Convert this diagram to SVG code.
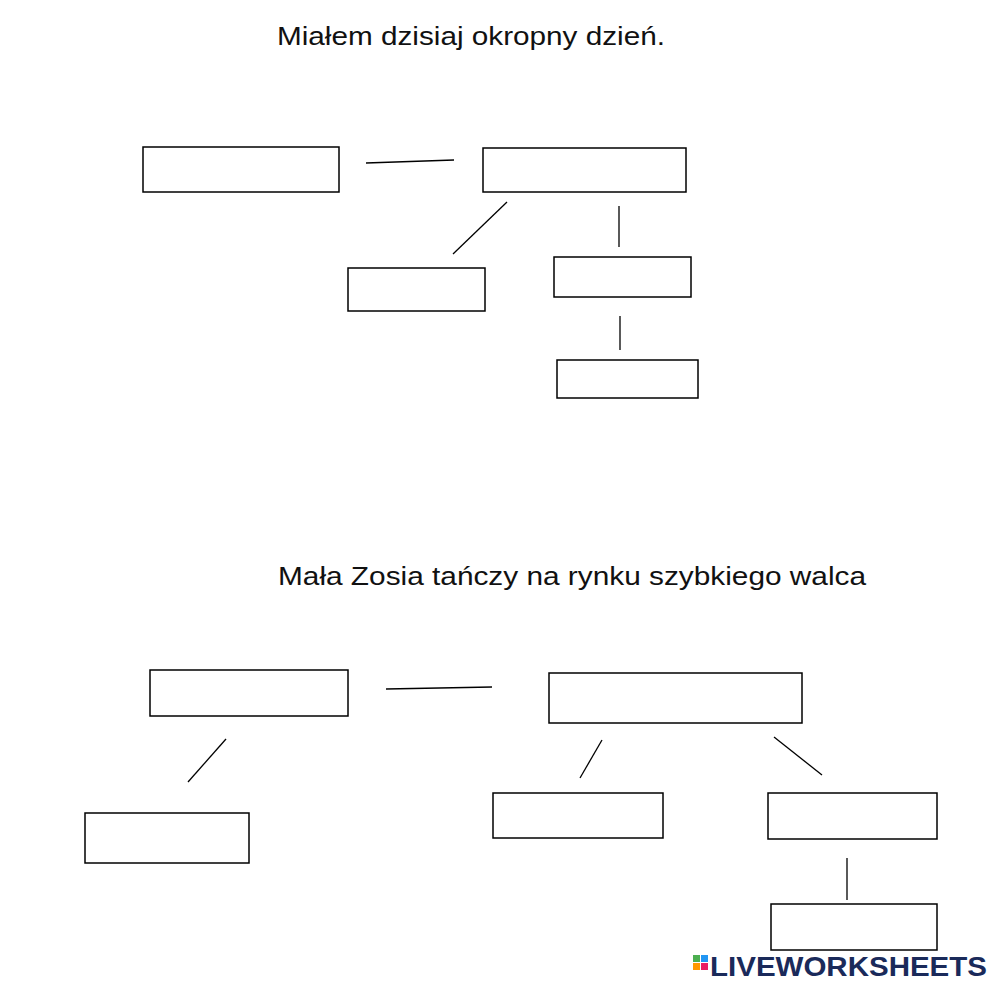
<svg xmlns="http://www.w3.org/2000/svg" width="1000" height="990" viewBox="0 0 1000 990">
<style>
.b{fill:none;stroke:#000;stroke-width:1.5}
.l{stroke:#000;stroke-width:1.3}
.t{font-family:"Liberation Sans",Arial,sans-serif;font-size:25px;fill:#111}
</style>
<rect width="1000" height="990" fill="#fff"/>
<text class="t" x="277" y="45" textLength="388" lengthAdjust="spacingAndGlyphs">Miałem dzisiaj okropny dzień.</text>
<text class="t" x="278" y="585" textLength="588" lengthAdjust="spacingAndGlyphs">Mała Zosia tańczy na rynku szybkiego walca</text>
<g id="n1"><rect class="b" x="143" y="147" width="196" height="45"/></g>
<g id="n2"><rect class="b" x="483" y="148" width="203" height="44"/></g>
<g id="n3"><rect class="b" x="348" y="268" width="137" height="43"/></g>
<g id="n4"><rect class="b" x="554" y="257" width="137" height="40"/></g>
<g id="n5"><rect class="b" x="557" y="360" width="141" height="38"/></g>
<g id="n6"><rect class="b" x="150" y="670" width="198" height="46"/></g>
<g id="n7"><rect class="b" x="549" y="673" width="253" height="50"/></g>
<g id="n8"><rect class="b" x="85" y="813" width="164" height="50"/></g>
<g id="n9"><rect class="b" x="493" y="793" width="170" height="45"/></g>
<g id="n10"><rect class="b" x="768" y="793" width="169" height="46"/></g>
<g id="n11"><rect class="b" x="771" y="904" width="166" height="46"/></g>
<g id="connectors">
<line class="l" x1="366" y1="163" x2="454" y2="160"/>
<line class="l" x1="507" y1="202" x2="453" y2="254"/>
<line class="l" x1="619" y1="206" x2="619" y2="247"/>
<line class="l" x1="620" y1="316" x2="620" y2="350"/>
<line class="l" x1="386" y1="689" x2="492" y2="687"/>
<line class="l" x1="226" y1="739" x2="188" y2="782"/>
<line class="l" x1="602" y1="740" x2="580" y2="778"/>
<line class="l" x1="774" y1="737" x2="822" y2="775"/>
<line class="l" x1="847" y1="858" x2="847" y2="900"/>
</g>
<g id="logo">
<rect x="693" y="955" width="7" height="7" fill="#4caf50"/>
<rect x="701" y="955" width="7" height="7" fill="#2196f3"/>
<rect x="693" y="963" width="7" height="7" fill="#ff9800"/>
<rect x="701" y="963" width="7" height="7" fill="#e91e63"/>
<text x="710" y="976" font-family="Liberation Sans,Arial,sans-serif" font-weight="bold" font-size="27" fill="#1a2a5a" textLength="277" lengthAdjust="spacingAndGlyphs">LIVEWORKSHEETS</text>
</g>
</svg>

============================================================

The problem - Make an exact reproduction of the listing above, without any pictures.

Result for this task -
Convert this diagram to SVG code.
<svg xmlns="http://www.w3.org/2000/svg" width="1000" height="990" viewBox="0 0 1000 990">
<style>
.b{fill:none;stroke:#000;stroke-width:1.5}
.l{stroke:#000;stroke-width:1.3}
.t{font-family:"Liberation Sans",Arial,sans-serif;font-size:25px;fill:#111}
</style>
<rect width="1000" height="990" fill="#fff"/>
<text class="t" x="277" y="45" textLength="388" lengthAdjust="spacingAndGlyphs">Miałem dzisiaj okropny dzień.</text>
<text class="t" x="278" y="585" textLength="588" lengthAdjust="spacingAndGlyphs">Mała Zosia tańczy na rynku szybkiego walca</text>
<g id="n1"><rect class="b" x="143" y="147" width="196" height="45"/></g>
<g id="n2"><rect class="b" x="483" y="148" width="203" height="44"/></g>
<g id="n3"><rect class="b" x="348" y="268" width="137" height="43"/></g>
<g id="n4"><rect class="b" x="554" y="257" width="137" height="40"/></g>
<g id="n5"><rect class="b" x="557" y="360" width="141" height="38"/></g>
<g id="n6"><rect class="b" x="150" y="670" width="198" height="46"/></g>
<g id="n7"><rect class="b" x="549" y="673" width="253" height="50"/></g>
<g id="n8"><rect class="b" x="85" y="813" width="164" height="50"/></g>
<g id="n9"><rect class="b" x="493" y="793" width="170" height="45"/></g>
<g id="n10"><rect class="b" x="768" y="793" width="169" height="46"/></g>
<g id="n11"><rect class="b" x="771" y="904" width="166" height="46"/></g>
<g id="connectors">
<line class="l" x1="366" y1="163" x2="454" y2="160"/>
<line class="l" x1="507" y1="202" x2="453" y2="254"/>
<line class="l" x1="619" y1="206" x2="619" y2="247"/>
<line class="l" x1="620" y1="316" x2="620" y2="350"/>
<line class="l" x1="386" y1="689" x2="492" y2="687"/>
<line class="l" x1="226" y1="739" x2="188" y2="782"/>
<line class="l" x1="602" y1="740" x2="580" y2="778"/>
<line class="l" x1="774" y1="737" x2="822" y2="775"/>
<line class="l" x1="847" y1="858" x2="847" y2="900"/>
</g>
<g id="logo">
<rect x="693" y="955" width="7" height="7" fill="#4caf50"/>
<rect x="701" y="955" width="7" height="7" fill="#2196f3"/>
<rect x="693" y="963" width="7" height="7" fill="#ff9800"/>
<rect x="701" y="963" width="7" height="7" fill="#e91e63"/>
<text x="710" y="976" font-family="Liberation Sans,Arial,sans-serif" font-weight="bold" font-size="27" fill="#1a2a5a" textLength="277" lengthAdjust="spacingAndGlyphs">LIVEWORKSHEETS</text>
</g>
</svg>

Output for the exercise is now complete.